En parlant de coïncidence, j’écoute aussi en ce moment le premier album du groupe Millenium Parade, l’autre groupe de Daiki Tsuneta de King Gnu, qui s’est fait notamment connaître pour le morceau d’ouverture de Ghost in The Shell SAC_2045, intitulé Fly With Me. On en parlait dans les commentaires de ce billet récent. Et en continuant à parler de Ghost in The Shell, dont j’étais fan inconditionnel à la sortie en France du manga chez Glenat (après Appleseed, Orion…) – j’avais même un grand poster du major Motoko Kusanagi dans ma chambre – tu me rappelles qu’il faudrait que je réécoute l’OST du premier film d’animation par Kenji Kawai. J’avais acheté le CD en import japonais à l’époque, mais je me demande si je ne l’ai pas laissé en France. On peut en tout cas l’écouter en intégralité sur YouTube, le premier morceau est superbe.
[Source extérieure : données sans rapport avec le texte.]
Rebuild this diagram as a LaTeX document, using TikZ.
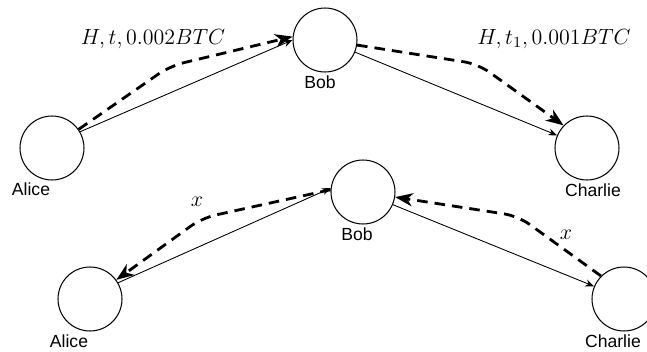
\documentclass[tikz,border=0pt]{standalone}
\usepackage{fix-cm}
\usepackage{amsmath}
\usepackage{fontspec}
\setsansfont{Liberation Sans}
\usetikzlibrary{positioning, arrows.meta}

\begin{document}
\begin{tikzpicture}[
  x=0.02cm, y=-0.02cm,
  party/.style={circle, draw, line width=0.6pt, minimum size=1.28cm, inner sep=0pt},
  tag/.style={font=\sffamily\fontsize{10}{12}\selectfont, inner sep=1pt},
  amount/.style={font=\fontsize{12.5}{15}\selectfont, inner sep=1pt},
  link/.style={-{Stealth[length=5pt, width=4pt]}, line width=0.5pt},
  lock/.style={-{Stealth[length=10pt, width=7.5pt, inset=3pt]}, line width=1.6pt,
    dash pattern=on 6pt off 4pt, rounded corners=8pt}
]
  \clip (0,0) rectangle (647,352);

  % Payment going out
  \node[party] (alice) at (52,148) {};
  \node[party] (bob) at (325,40) {};
  \node[party] (charlie) at (587,148) {};
  \node[tag] (alicetxt) at (31,189) {Alice};
  \node[tag] (bobtxt) at (320,82) {Bob};
  \node[tag] (charlietxt) at (593,190) {Charlie};

  \draw[link] (alice.30) -- (bob.west);
  \draw[lock] (alice.35) -- (170,66) -- (bob.174);
  \draw[link] (bob.-22) -- (charlie.157);
  \draw[lock] (bob.-9) -- (478,64) -- (charlie.136);

  \node[amount] (sendab) at (153,39) {$H, t, 0.002BTC$};
  \node[amount] (sendbc) at (554,39) {$H, t_1, 0.001BTC$};

  % Secret coming back
  \node[party] (alice2) at (90,299) {};
  \node[party] (bob2) at (363,192) {};
  \node[party] (charlie2) at (624,299) {};
  \node[tag] (alice2txt) at (69,341) {Alice};
  \node[tag] (bob2txt) at (357,234) {Bob};
  \node[tag] (charlie2txt) at (613,341) {Charlie};

  \draw[link] (alice2.30) -- (bob2.173);
  \draw[lock] (bob2.176) -- (202,218) -- (alice2.36);
  \draw[link] (bob2.-23) -- (charlie2.157);
  \draw[lock] (charlie2.135) -- (518,216) -- (bob2.-9);

  \node[amount] (revba) at (197,202) {$x$};
  \node[amount] (revcb) at (566,235) {$x$};
\end{tikzpicture}
\end{document}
Et ça me rappelle que le meta-groupe Passengers composé de U2 et de Brian Eno avait également composé un morceau instrumental intitulé One minute warning pour Ghost in the Shell, sur l’album Original Soundtracks 1 sorti en 1995. C’était un projet très particulier dans la discographie de U2. Sur cet album, j’aimais aussi beaucoup un autre morceau intitulé Ito Okashi, avec une voix japonaise, celle de la chanteuse Akiko Kobayashi. Je ne connaissais pas par contre les soundtracks de Yoko Kanno.